Information shown:

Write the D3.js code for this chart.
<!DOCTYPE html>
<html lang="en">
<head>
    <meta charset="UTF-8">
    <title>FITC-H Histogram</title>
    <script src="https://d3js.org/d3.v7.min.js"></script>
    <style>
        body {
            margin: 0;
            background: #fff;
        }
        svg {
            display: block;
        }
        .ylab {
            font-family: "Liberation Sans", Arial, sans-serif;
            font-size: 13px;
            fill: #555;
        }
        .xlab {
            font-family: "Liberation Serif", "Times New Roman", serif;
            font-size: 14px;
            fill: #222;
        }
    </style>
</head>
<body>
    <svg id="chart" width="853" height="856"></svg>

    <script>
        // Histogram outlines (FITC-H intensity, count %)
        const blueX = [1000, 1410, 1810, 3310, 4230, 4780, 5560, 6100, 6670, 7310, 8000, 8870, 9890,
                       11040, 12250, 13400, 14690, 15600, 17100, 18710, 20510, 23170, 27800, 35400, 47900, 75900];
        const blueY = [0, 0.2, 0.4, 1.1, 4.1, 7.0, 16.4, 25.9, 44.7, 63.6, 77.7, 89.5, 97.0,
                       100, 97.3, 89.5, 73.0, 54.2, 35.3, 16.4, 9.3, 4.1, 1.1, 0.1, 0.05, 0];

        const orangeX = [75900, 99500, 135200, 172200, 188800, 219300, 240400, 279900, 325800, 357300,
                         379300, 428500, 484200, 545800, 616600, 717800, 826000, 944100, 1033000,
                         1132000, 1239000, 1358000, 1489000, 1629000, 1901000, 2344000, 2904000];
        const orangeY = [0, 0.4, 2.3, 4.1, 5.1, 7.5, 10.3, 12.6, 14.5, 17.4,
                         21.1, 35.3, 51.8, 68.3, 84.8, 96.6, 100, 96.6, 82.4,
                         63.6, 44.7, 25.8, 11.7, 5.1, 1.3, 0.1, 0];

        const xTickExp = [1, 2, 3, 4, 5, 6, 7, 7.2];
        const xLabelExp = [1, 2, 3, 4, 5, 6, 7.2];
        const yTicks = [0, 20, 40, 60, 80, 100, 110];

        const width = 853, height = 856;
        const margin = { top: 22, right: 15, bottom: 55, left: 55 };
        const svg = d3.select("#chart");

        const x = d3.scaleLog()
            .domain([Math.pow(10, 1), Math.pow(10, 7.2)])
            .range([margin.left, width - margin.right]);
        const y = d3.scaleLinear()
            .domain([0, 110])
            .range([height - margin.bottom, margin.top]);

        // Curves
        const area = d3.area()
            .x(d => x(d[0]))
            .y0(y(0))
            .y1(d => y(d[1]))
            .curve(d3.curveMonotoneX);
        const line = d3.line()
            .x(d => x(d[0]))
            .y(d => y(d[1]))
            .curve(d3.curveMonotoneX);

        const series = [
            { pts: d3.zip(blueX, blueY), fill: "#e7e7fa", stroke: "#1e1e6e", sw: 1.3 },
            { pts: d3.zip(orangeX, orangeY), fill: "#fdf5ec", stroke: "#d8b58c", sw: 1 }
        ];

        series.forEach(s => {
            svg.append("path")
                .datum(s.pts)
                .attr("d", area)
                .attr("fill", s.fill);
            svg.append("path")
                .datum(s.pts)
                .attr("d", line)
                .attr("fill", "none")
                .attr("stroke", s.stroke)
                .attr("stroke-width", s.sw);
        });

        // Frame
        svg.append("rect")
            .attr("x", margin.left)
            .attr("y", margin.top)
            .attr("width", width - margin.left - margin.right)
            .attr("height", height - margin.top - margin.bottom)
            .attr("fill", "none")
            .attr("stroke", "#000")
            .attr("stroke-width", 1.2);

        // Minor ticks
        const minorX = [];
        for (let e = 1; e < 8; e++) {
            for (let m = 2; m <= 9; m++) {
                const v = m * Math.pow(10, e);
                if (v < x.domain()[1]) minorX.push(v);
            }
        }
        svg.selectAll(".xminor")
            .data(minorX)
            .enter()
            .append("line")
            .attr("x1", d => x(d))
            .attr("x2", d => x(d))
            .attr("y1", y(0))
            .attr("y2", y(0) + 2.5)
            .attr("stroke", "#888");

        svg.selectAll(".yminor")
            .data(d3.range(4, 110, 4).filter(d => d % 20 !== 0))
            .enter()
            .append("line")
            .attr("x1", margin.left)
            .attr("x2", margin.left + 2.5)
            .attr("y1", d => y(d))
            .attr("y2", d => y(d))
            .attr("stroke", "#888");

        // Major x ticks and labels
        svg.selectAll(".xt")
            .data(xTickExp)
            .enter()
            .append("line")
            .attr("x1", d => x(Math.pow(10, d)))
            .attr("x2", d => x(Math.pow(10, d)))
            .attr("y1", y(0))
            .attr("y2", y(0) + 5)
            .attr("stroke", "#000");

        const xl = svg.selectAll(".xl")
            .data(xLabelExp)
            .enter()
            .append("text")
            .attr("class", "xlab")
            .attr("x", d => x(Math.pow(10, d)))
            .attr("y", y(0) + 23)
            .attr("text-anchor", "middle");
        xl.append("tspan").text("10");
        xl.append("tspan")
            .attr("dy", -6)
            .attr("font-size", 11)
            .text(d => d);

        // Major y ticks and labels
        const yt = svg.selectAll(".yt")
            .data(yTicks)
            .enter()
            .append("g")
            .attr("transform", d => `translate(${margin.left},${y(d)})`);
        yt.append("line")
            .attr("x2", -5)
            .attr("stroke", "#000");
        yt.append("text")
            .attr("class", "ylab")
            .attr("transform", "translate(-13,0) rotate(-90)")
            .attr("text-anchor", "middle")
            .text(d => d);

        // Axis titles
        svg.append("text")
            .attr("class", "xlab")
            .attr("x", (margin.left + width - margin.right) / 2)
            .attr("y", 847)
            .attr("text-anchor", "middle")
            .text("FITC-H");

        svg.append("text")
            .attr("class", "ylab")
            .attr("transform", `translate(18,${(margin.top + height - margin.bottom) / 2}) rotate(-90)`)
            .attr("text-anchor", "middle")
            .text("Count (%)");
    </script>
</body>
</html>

Stated goal: Extract every line containing the string "chart" from the material.

Written response:
Write the D3.js code for this chart.
    <svg id="chart" width="853" height="856"></svg>
        const svg = d3.select("#chart");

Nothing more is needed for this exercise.